## TASK REQUIREMENTS
Copy from the first line below down to and including the line with "import plotly.graph_objects as go". Skip the pictures.

## SOURCE EXCERPT
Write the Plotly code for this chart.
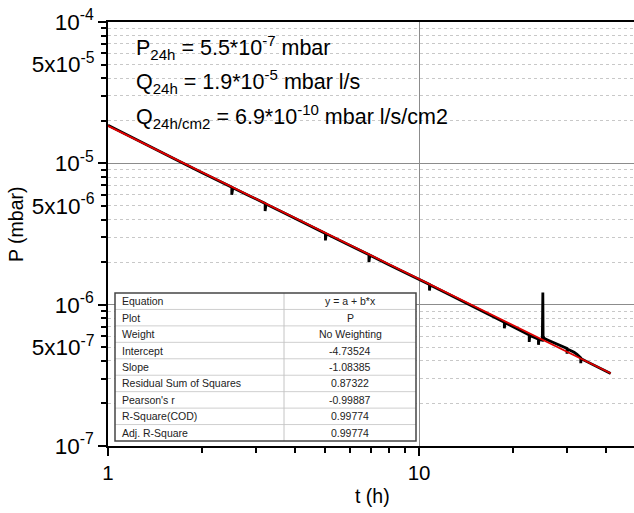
import plotly.graph_objects as go

# ---------------- data ----------------
t_meas = [1.0, 1.3, 1.7, 2.0, 2.3, 2.5, 2.5, 2.52, 2.8, 3.2, 3.2, 3.22, 3.7, 4.3,
          5.0, 5.0, 5.03, 5.8, 6.9, 6.9, 6.95, 8.0, 9.2, 10.8, 10.8, 10.85, 12.5,
          14.5, 16.5, 18.8, 18.8, 18.9, 20.5, 22.6, 22.6, 22.7, 23.5, 24.2, 24.2,
          24.3, 24.9, 25.0, 25.05, 25.3, 26.0, 27.0, 27.8, 28.8, 29.9, 29.9, 30.0,
          31.5, 32.2, 33.1, 33.1, 33.2, 34.5, 36.0, 38.0, 40.0, 41.3]
p_meas = [1.86e-5, 1.38e-5, 1.03e-5, 8.6e-6, 7.4e-6, 6.78e-6, 6.0e-6, 6.72e-6, 6.0e-6,
          5.2e-6, 4.6e-6, 5.15e-6, 4.43e-6, 3.76e-6, 3.19e-6, 2.85e-6, 3.17e-6,
          2.72e-6, 2.26e-6, 2.0e-6, 2.24e-6, 1.92e-6, 1.65e-6, 1.39e-6, 1.26e-6,
          1.38e-6, 1.18e-6, 1.0e-6, 8.7e-7, 7.5e-7, 6.8e-7, 7.45e-7, 6.8e-7, 6.1e-7,
          5.45e-7, 6.05e-7, 5.85e-7, 5.7e-7, 5.2e-7, 5.68e-7, 5.6e-7, 1.22e-6,
          6.0e-7, 5.75e-7, 5.6e-7, 5.4e-7, 5.25e-7, 5.1e-7, 4.9e-7, 4.5e-7, 4.85e-7,
          4.6e-7, 4.45e-7, 4.2e-7, 3.85e-7, 4.15e-7, 3.97e-7, 3.78e-7, 3.56e-7, 3.38e-7,
          3.26e-7]

t_fit = [1.0, 41.3]
p_fit = [1.84e-5, 3.27e-7]

y_major = [1e-7, 1e-6, 1e-5, 1e-4]
y_major_text = ["10<sup>-7</sup>", "10<sup>-6</sup>", "10<sup>-5</sup>", "10<sup>-4</sup>"]
y_half = [5e-7, 5e-6, 5e-5]
y_half_text = ["5x10<sup>-7</sup>", "5x10<sup>-6</sup>", "5x10<sup>-5</sup>"]
y_minor = [m * 10.0 ** e for e in (-7, -6, -5) for m in range(2, 10)]

x_major = [1, 10]
x_major_text = ["1", "10"]
x_minor = [2, 3, 4, 5, 6, 7, 8, 9, 20, 30, 40]

table_names = ["Equation", "Plot", "Weight", "Intercept", "Slope",
               "Residual Sum of Squares", "Pearson's r", "R-Square(COD)", "Adj. R-Square"]
table_vals = ["y = a + b*x", "P", "No Weighting", "-4.73524", "-1.08385", "0.87322",
              "-0.99887", "0.99774", "0.99774"]

FONT = "Arial, Liberation Sans, sans-serif"

# plot area in pixels (for layout placement only)
L, R, T, B = 108, 634, 22, 446
PW, PH = R - L, B - T


def px(x):
    return (x - L) / PW


def py(y):
    return (B - y) / PH


fig = go.Figure()
fig.add_trace(go.Scatter(x=t_meas, y=p_meas, mode="lines",
                         line=dict(color="black", width=2.8), showlegend=False))
fig.add_trace(go.Scatter(x=t_fit, y=p_fit, mode="lines",
                         line=dict(color="#e00000", width=1.8), showlegend=False))
# overlay axis for 5x10^n labels
fig.add_trace(go.Scatter(x=[1], y=[1e-5], yaxis="y2", mode="markers",
                         marker=dict(opacity=0), showlegend=False, hoverinfo="skip"))

# ---- fit-results table (text + rules) ----
tx0, tx1, tsplit, ty0, ty1 = 115, 416, 284, 293, 441
nrows = len(table_names)
rh = (ty1 - ty0) / nrows
shapes = [dict(type="rect", xref="paper", yref="paper", x0=px(tx0), x1=px(tx1),
               y0=py(ty1), y1=py(ty0), fillcolor="white", line=dict(width=0),
               layer="above")]
for i in range(1, nrows):
    yy = py(ty0 + i * rh)
    shapes.append(dict(type="line", xref="paper", yref="paper", x0=px(tx0), x1=px(tx1),
                       y0=yy, y1=yy, line=dict(color="#cfcfcf", width=1), layer="above"))
shapes.append(dict(type="line", xref="paper", yref="paper", x0=px(tsplit), x1=px(tsplit),
                   y0=py(ty1), y1=py(ty0), line=dict(color="#c4c4c4", width=1),
                   layer="above"))
shapes.append(dict(type="rect", xref="paper", yref="paper", x0=px(tx0), x1=px(tx1),
                   y0=py(ty1), y1=py(ty0), line=dict(color="#454545", width=1.5),
                   layer="above"))

annotations = []
for i, (nm, vl) in enumerate(zip(table_names, table_vals)):
    yc = py(ty0 + (i + 0.5) * rh)
    annotations.append(dict(text=nm, xref="paper", yref="paper", x=px(tx0 + 5), y=yc,
                            xanchor="left", yanchor="middle", showarrow=False,
                            font=dict(size=10.5, color="#222")))
    annotations.append(dict(text=vl, xref="paper", yref="paper", x=px((tsplit + tx1) / 2),
                            y=yc, xanchor="center", yanchor="middle", showarrow=False,
                            font=dict(size=10.5, color="#222")))

annotations += [
    dict(text="P<sub>24h</sub> = 5.5*10<sup>-7</sup> mbar", xref="paper", yref="paper",
         x=px(134), y=py(47), xanchor="left", yanchor="middle",
         showarrow=False, font=dict(size=21.5)),
    dict(text="Q<sub>24h</sub> = 1.9*10<sup>-5</sup> mbar l/s", xref="paper", yref="paper",
         x=px(134), y=py(82), xanchor="left", yanchor="middle",
         showarrow=False, font=dict(size=21.5)),
    dict(text="Q<sub>24h/cm2</sub> = 6.9*10<sup>-10</sup> mbar l/s/cm2", xref="paper",
         yref="paper", x=px(134), y=py(116), xanchor="left",
         yanchor="middle", showarrow=False, font=dict(size=21.5)),
    dict(text="P (mbar)", xref="paper", yref="paper", x=px(16), y=py(224),
         xanchor="center", yanchor="middle", textangle=-90, showarrow=False,
         font=dict(size=19.5)),
    dict(text="t (h)", xref="paper", yref="paper", x=px(372), y=py(496),
         xanchor="center", yanchor="middle", showarrow=False, font=dict(size=19.5)),
]

fig.update_layout(
    width=634, height=513,
    margin=dict(l=L, r=634 - R, t=T, b=513 - B, autoexpand=False),
    paper_bgcolor="white", plot_bgcolor="white",
    font=dict(family=FONT, size=20, color="black"),
    xaxis=dict(
        type="log", range=[0, 1.691], automargin=False,
        tickmode="array", tickvals=x_major, ticktext=x_major_text,
        ticks="outside", ticklen=8, tickwidth=1.5, tickcolor="black",
        showline=True, linecolor="black", linewidth=1.5, mirror=True,
        showgrid=True, gridcolor="#8c8c8c", gridwidth=1,
        zeroline=False,
        tickfont=dict(size=20.5),
        minor=dict(tickmode="array", tickvals=x_minor, ticks="outside", ticklen=5,
                   tickwidth=1.5, tickcolor="black", showgrid=False),
    ),
    yaxis=dict(
        type="log", range=[-7, -4], automargin=False,
        tickmode="array", tickvals=y_major, ticktext=y_major_text,
        ticks="outside", ticklen=8, tickwidth=1.5, tickcolor="black",
        showline=True, linecolor="black", linewidth=1.5, mirror=False,
        showgrid=True, gridcolor="#8c8c8c", gridwidth=1,
        zeroline=False,
        tickfont=dict(size=22.5),
        minor=dict(tickmode="array", tickvals=y_minor, ticks="outside", ticklen=5,
                   tickwidth=1.5, tickcolor="black", showgrid=True,
                   gridcolor="#c8c8c8", griddash="dot", gridwidth=1),
    ),
    yaxis2=dict(
        type="log", range=[-7, -4], overlaying="y", side="left", automargin=False,
        tickmode="array", tickvals=y_half, ticktext=y_half_text,
        ticks="outside", ticklen=8, tickcolor="rgba(0,0,0,0)",
        showline=False, showgrid=False, zeroline=False,
        tickfont=dict(size=22.5),
    ),
    shapes=shapes,
    annotations=annotations,
)

fig.write_html("out.html", config={"displayModeBar": False},
               post_script="document.body.style.margin='0px';")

## TASK OUTPUT
Write the Plotly code for this chart.
import plotly.graph_objects as go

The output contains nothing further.